**Written exercise:** Leave out the pictures and reproduce all of the data exactly.

**Source data:**
____

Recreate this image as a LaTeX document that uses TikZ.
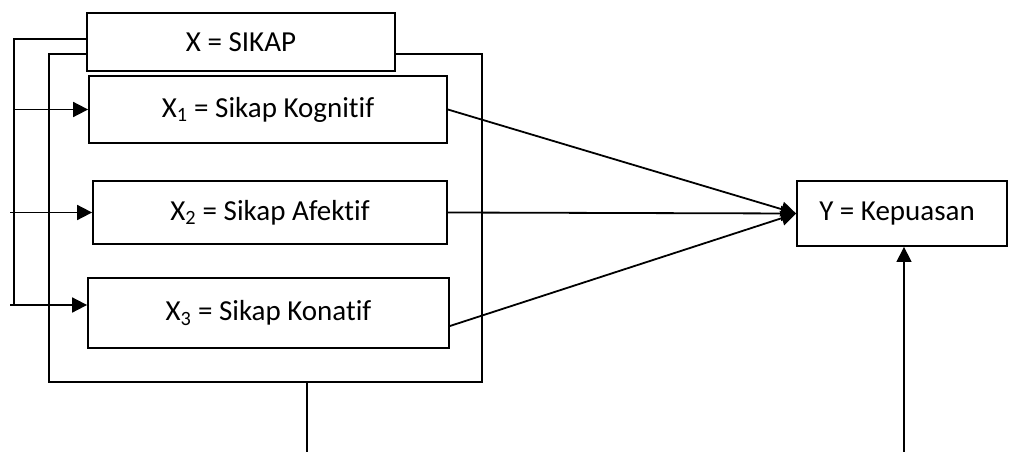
\documentclass[tikz,border=0pt]{standalone}
\usepackage{fontspec}
\setmainfont{Carlito}[RawFeature={-liga}]
\usetikzlibrary{arrows.meta,calc}
\begin{document}
\begin{tikzpicture}[x=1pt,y=-1pt,
  box/.style={draw=black,line width=1.8pt,rectangle,inner sep=0pt,anchor=center,
    font=\fontsize{29}{33}\selectfont},
  conn/.style={line width=1.8pt},
  thin/.style={line width=1.3pt},
  arr/.style={conn,-{Triangle[length=15pt,width=15pt]}},
  arrthin/.style={thin,-{Triangle[length=15pt,width=15pt]}}]
\useasboundingbox (0,0) rectangle (1009,452);
\node[box,minimum width=308pt,minimum height=58pt] (X) at (241,42) {X = SIKAP};
\node[box,minimum width=358pt,minimum height=67pt] (X1) at (268,109.5) {X\textsubscript{1} = Sikap Kognitif};
\node[box,minimum width=354pt,minimum height=63pt] (X2) at (270,212.5) {X\textsubscript{2} = Sikap Afektif};
\node[box,minimum width=361pt,minimum height=70pt] (X3) at (268.5,313) {X\textsubscript{3} = Sikap Konatif};
\node[box,minimum width=210pt,minimum height=65pt] (Y) at (902,213.5) {\hspace*{-10pt}Y = Kepuasan};
% outer frame
\coordinate (fl) at (49,54);
\coordinate (fr) at (482,54);
\coordinate (fbl) at (49,382);
\coordinate (fbr) at (482,382);
\coordinate (fb) at (307,382);
\coordinate (fbend) at (307,452);
\draw[conn] (X.west |- fl) -- (fl) -- (fbl) -- (fbr) -- (fr) -- (X.east |- fr);
\draw[thin] (fb) -- (fbend);
% left feedback line
\coordinate (l1) at (14,39);
\coordinate (l2) at (14,305);
\coordinate (s2) at (10,212.5);
\coordinate (s3) at (10,305);
\draw[conn] (X.west |- l1) -- (l1) -- (l2);
\draw[arr] (l1 |- X1.west) -- (X1.west);
\draw[arr] (s2) -- (X2.west);
\draw[arr] (s3) -- (X3.west |- s3);
% to Y
\coordinate (x3o) at ($(X3.east)+(0,13)$);
\draw[arr] (X1.east) -- (Y.west);
\draw[arr] (X2.east) -- (Y.west);
\draw[arr] (x3o) -- (Y.west);
\coordinate (yb) at (904,452);
\draw[arrthin] (yb) -- (yb |- Y.south);
\end{tikzpicture}
\end{document}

____

**Result of the task:**
Recreate this image as a LaTeX document that uses TikZ.
\documentclass[tikz,border=0pt]{standalone}
\usepackage{fontspec}
\setmainfont{Carlito}[RawFeature={-liga}]
\usetikzlibrary{arrows.meta,calc}
\begin{document}
\begin{tikzpicture}[x=1pt,y=-1pt,
  box/.style={draw=black,line width=1.8pt,rectangle,inner sep=0pt,anchor=center,
    font=\fontsize{29}{33}\selectfont},
  conn/.style={line width=1.8pt},
  thin/.style={line width=1.3pt},
  arr/.style={conn,-{Triangle[length=15pt,width=15pt]}},
  arrthin/.style={thin,-{Triangle[length=15pt,width=15pt]}}]
\useasboundingbox (0,0) rectangle (1009,452);
\node[box,minimum width=308pt,minimum height=58pt] (X) at (241,42) {X = SIKAP};
\node[box,minimum width=358pt,minimum height=67pt] (X1) at (268,109.5) {X\textsubscript{1} = Sikap Kognitif};
\node[box,minimum width=354pt,minimum height=63pt] (X2) at (270,212.5) {X\textsubscript{2} = Sikap Afektif};
\node[box,minimum width=361pt,minimum height=70pt] (X3) at (268.5,313) {X\textsubscript{3} = Sikap Konatif};
\node[box,minimum width=210pt,minimum height=65pt] (Y) at (902,213.5) {\hspace*{-10pt}Y = Kepuasan};
% outer frame
\coordinate (fl) at (49,54);
\coordinate (fr) at (482,54);
\coordinate (fbl) at (49,382);
\coordinate (fbr) at (482,382);
\coordinate (fb) at (307,382);
\coordinate (fbend) at (307,452);
\draw[conn] (X.west |- fl) -- (fl) -- (fbl) -- (fbr) -- (fr) -- (X.east |- fr);
\draw[thin] (fb) -- (fbend);
% left feedback line
\coordinate (l1) at (14,39);
\coordinate (l2) at (14,305);
\coordinate (s2) at (10,212.5);
\coordinate (s3) at (10,305);
\draw[conn] (X.west |- l1) -- (l1) -- (l2);
\draw[arr] (l1 |- X1.west) -- (X1.west);
\draw[arr] (s2) -- (X2.west);
\draw[arr] (s3) -- (X3.west |- s3);
% to Y
\coordinate (x3o) at ($(X3.east)+(0,13)$);
\draw[arr] (X1.east) -- (Y.west);
\draw[arr] (X2.east) -- (Y.west);
\draw[arr] (x3o) -- (Y.west);
\coordinate (yb) at (904,452);
\draw[arrthin] (yb) -- (yb |- Y.south);
\end{tikzpicture}
\end{document}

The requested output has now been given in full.